** Start of MATERIAL **

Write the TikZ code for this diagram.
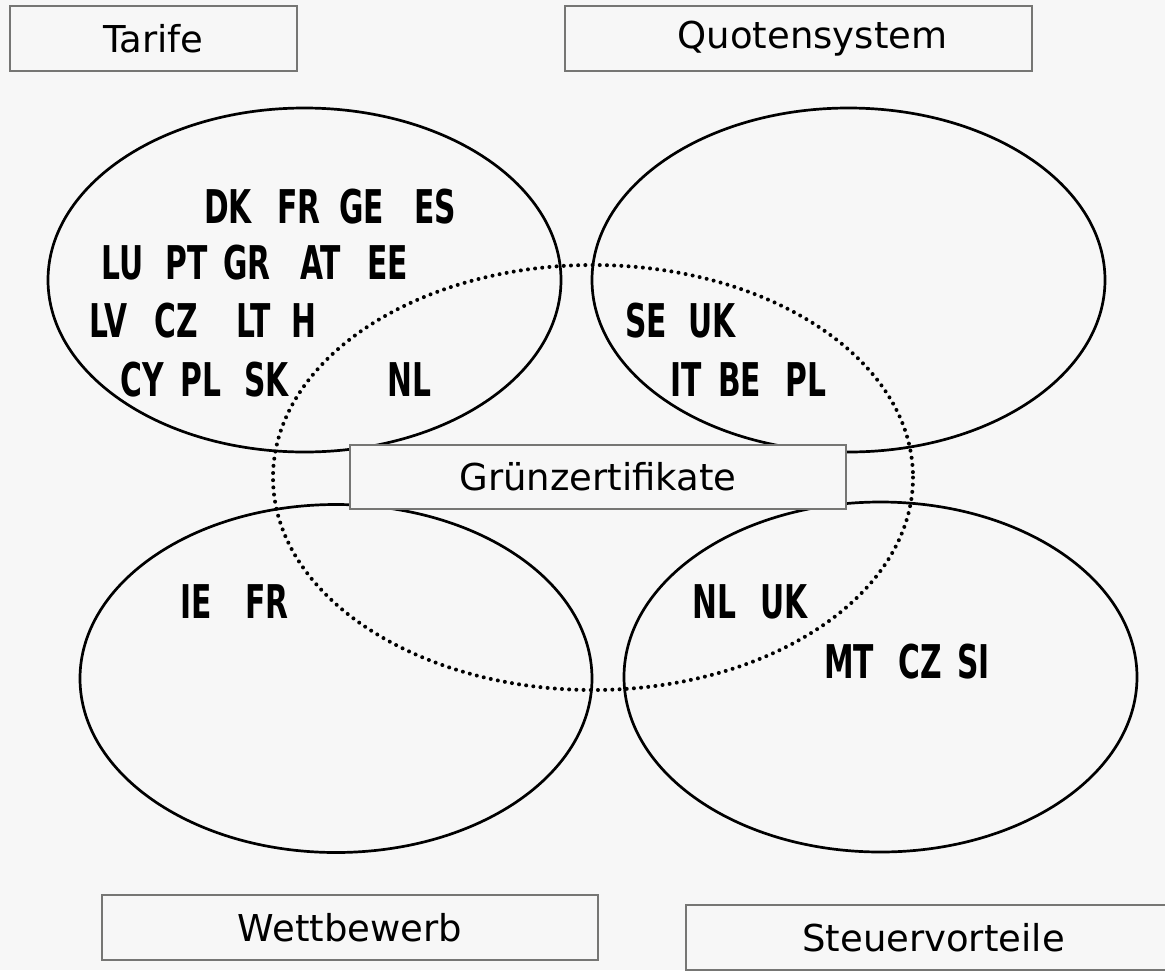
\documentclass[tikz,border=0pt]{standalone}
\usepackage{fontspec}
\setmainfont{DejaVu Sans}
\newfontfamily\codefont{DejaVu Sans Bold}[FakeStretch=0.64]
\definecolor{bg}{HTML}{F7F7F7}
\definecolor{boxgray}{HTML}{767674}
\tikzset{
  catbox/.style={draw=boxgray, line width=2.8pt, fill=bg, inner sep=0pt,
    font=\fontsize{37}{44}\selectfont},
  cattext/.style={inner sep=0pt, font=\fontsize{37}{44}\selectfont},
  code/.style={anchor=base west, inner sep=0pt, font=\codefont\fontsize{46.5}{50}\selectfont},
  venn/.style={draw=black, line width=2.7pt},
  dotring/.style={draw=black, line width=4pt, line cap=round, dash pattern=on 0pt off 7.2pt},
}
\begin{document}
\begin{tikzpicture}[x=1pt,y=-1pt]
\useasboundingbox (0,0) rectangle (1165,970);
\fill[bg] (0,0) rectangle (1165,970);

% Venn ellipses
\draw[venn] (304.5,280) ellipse [x radius=256.5, y radius=172];
\draw[venn] (848.5,280) ellipse [x radius=256.5, y radius=172];
\draw[venn] (336,678.5) ellipse [x radius=256, y radius=174];
\draw[venn] (880.5,677) ellipse [x radius=256.5, y radius=175];
\draw[dotring] (593,477.5) ellipse [x radius=320, y radius=212.5];

% category boxes
\node[catbox, minimum width=287pt, minimum height=65pt] (tarife) at (153.5,38.5) {Tarife};
\node[catbox, minimum width=467pt, minimum height=65pt] (quoten) at (798.5,38.5) {};
\node[cattext] (quoten-t) at (812.5,38.5) {Quotensystem};
\node[catbox, minimum width=496pt, minimum height=64pt] (gruen) at (598,477) {Grünzertifikate};
\node[catbox, minimum width=496pt, minimum height=65pt] (wett) at (350,927.5) {Wettbewerb};
\node[catbox, minimum width=495pt, minimum height=65pt] (steuer) at (933.5,937.5) {Steuervorteile};

% Tarife
\node[code] (t-dk) at (204,223) {DK};
\node[code] (t-fr) at (277,223) {FR};
\node[code] (t-ge) at (339,223) {GE};
\node[code] (t-es) at (414,223) {ES};
\node[code] (t-lu) at (101,279) {LU};
\node[code] (t-pt) at (165,279) {PT};
\node[code] (t-gr) at (223,279) {GR};
\node[code] (t-at) at (300,279) {AT};
\node[code] (t-ee) at (367,279) {EE};
\node[code] (t-lv) at (89,337) {LV};
\node[code] (t-cz) at (154,337) {CZ};
\node[code] (t-lt) at (236,337) {LT};
\node[code] (t-h)  at (291,337) {H};
\node[code] (t-cy) at (120,396) {CY};
\node[code] (t-pl) at (180,396) {PL};
\node[code] (t-sk) at (244,396) {SK};
\node[code] (t-nl) at (387,396) {NL};
% Quotensystem
\node[code] (q-se) at (625,337) {SE};
\node[code] (q-uk) at (688,337) {UK};
\node[code] (q-it) at (670,396) {IT};
\node[code] (q-be) at (718,396) {BE};
\node[code] (q-pl) at (785,396) {PL};
% Wettbewerb
\node[code] (w-ie) at (180,618) {IE};
\node[code] (w-fr) at (245,618) {FR};
% Steuervorteile
\node[code] (s-nl) at (692,618) {NL};
\node[code] (s-uk) at (760,618) {UK};
\node[code] (s-mt) at (824,678) {MT};
\node[code] (s-cz) at (898,678) {CZ};
\node[code] (s-si) at (957,678) {SI};
\end{tikzpicture}
\end{document}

** End of MATERIAL **

**EXERCISE BRIEF**
Pictures are excluded; output everything else in the data verbatim.

**COMPLETE OUTPUT**
Write the TikZ code for this diagram.
\documentclass[tikz,border=0pt]{standalone}
\usepackage{fontspec}
\setmainfont{DejaVu Sans}
\newfontfamily\codefont{DejaVu Sans Bold}[FakeStretch=0.64]
\definecolor{bg}{HTML}{F7F7F7}
\definecolor{boxgray}{HTML}{767674}
\tikzset{
  catbox/.style={draw=boxgray, line width=2.8pt, fill=bg, inner sep=0pt,
    font=\fontsize{37}{44}\selectfont},
  cattext/.style={inner sep=0pt, font=\fontsize{37}{44}\selectfont},
  code/.style={anchor=base west, inner sep=0pt, font=\codefont\fontsize{46.5}{50}\selectfont},
  venn/.style={draw=black, line width=2.7pt},
  dotring/.style={draw=black, line width=4pt, line cap=round, dash pattern=on 0pt off 7.2pt},
}
\begin{document}
\begin{tikzpicture}[x=1pt,y=-1pt]
\useasboundingbox (0,0) rectangle (1165,970);
\fill[bg] (0,0) rectangle (1165,970);

% Venn ellipses
\draw[venn] (304.5,280) ellipse [x radius=256.5, y radius=172];
\draw[venn] (848.5,280) ellipse [x radius=256.5, y radius=172];
\draw[venn] (336,678.5) ellipse [x radius=256, y radius=174];
\draw[venn] (880.5,677) ellipse [x radius=256.5, y radius=175];
\draw[dotring] (593,477.5) ellipse [x radius=320, y radius=212.5];

% category boxes
\node[catbox, minimum width=287pt, minimum height=65pt] (tarife) at (153.5,38.5) {Tarife};
\node[catbox, minimum width=467pt, minimum height=65pt] (quoten) at (798.5,38.5) {};
\node[cattext] (quoten-t) at (812.5,38.5) {Quotensystem};
\node[catbox, minimum width=496pt, minimum height=64pt] (gruen) at (598,477) {Grünzertifikate};
\node[catbox, minimum width=496pt, minimum height=65pt] (wett) at (350,927.5) {Wettbewerb};
\node[catbox, minimum width=495pt, minimum height=65pt] (steuer) at (933.5,937.5) {Steuervorteile};

% Tarife
\node[code] (t-dk) at (204,223) {DK};
\node[code] (t-fr) at (277,223) {FR};
\node[code] (t-ge) at (339,223) {GE};
\node[code] (t-es) at (414,223) {ES};
\node[code] (t-lu) at (101,279) {LU};
\node[code] (t-pt) at (165,279) {PT};
\node[code] (t-gr) at (223,279) {GR};
\node[code] (t-at) at (300,279) {AT};
\node[code] (t-ee) at (367,279) {EE};
\node[code] (t-lv) at (89,337) {LV};
\node[code] (t-cz) at (154,337) {CZ};
\node[code] (t-lt) at (236,337) {LT};
\node[code] (t-h)  at (291,337) {H};
\node[code] (t-cy) at (120,396) {CY};
\node[code] (t-pl) at (180,396) {PL};
\node[code] (t-sk) at (244,396) {SK};
\node[code] (t-nl) at (387,396) {NL};
% Quotensystem
\node[code] (q-se) at (625,337) {SE};
\node[code] (q-uk) at (688,337) {UK};
\node[code] (q-it) at (670,396) {IT};
\node[code] (q-be) at (718,396) {BE};
\node[code] (q-pl) at (785,396) {PL};
% Wettbewerb
\node[code] (w-ie) at (180,618) {IE};
\node[code] (w-fr) at (245,618) {FR};
% Steuervorteile
\node[code] (s-nl) at (692,618) {NL};
\node[code] (s-uk) at (760,618) {UK};
\node[code] (s-mt) at (824,678) {MT};
\node[code] (s-cz) at (898,678) {CZ};
\node[code] (s-si) at (957,678) {SI};
\end{tikzpicture}
\end{document}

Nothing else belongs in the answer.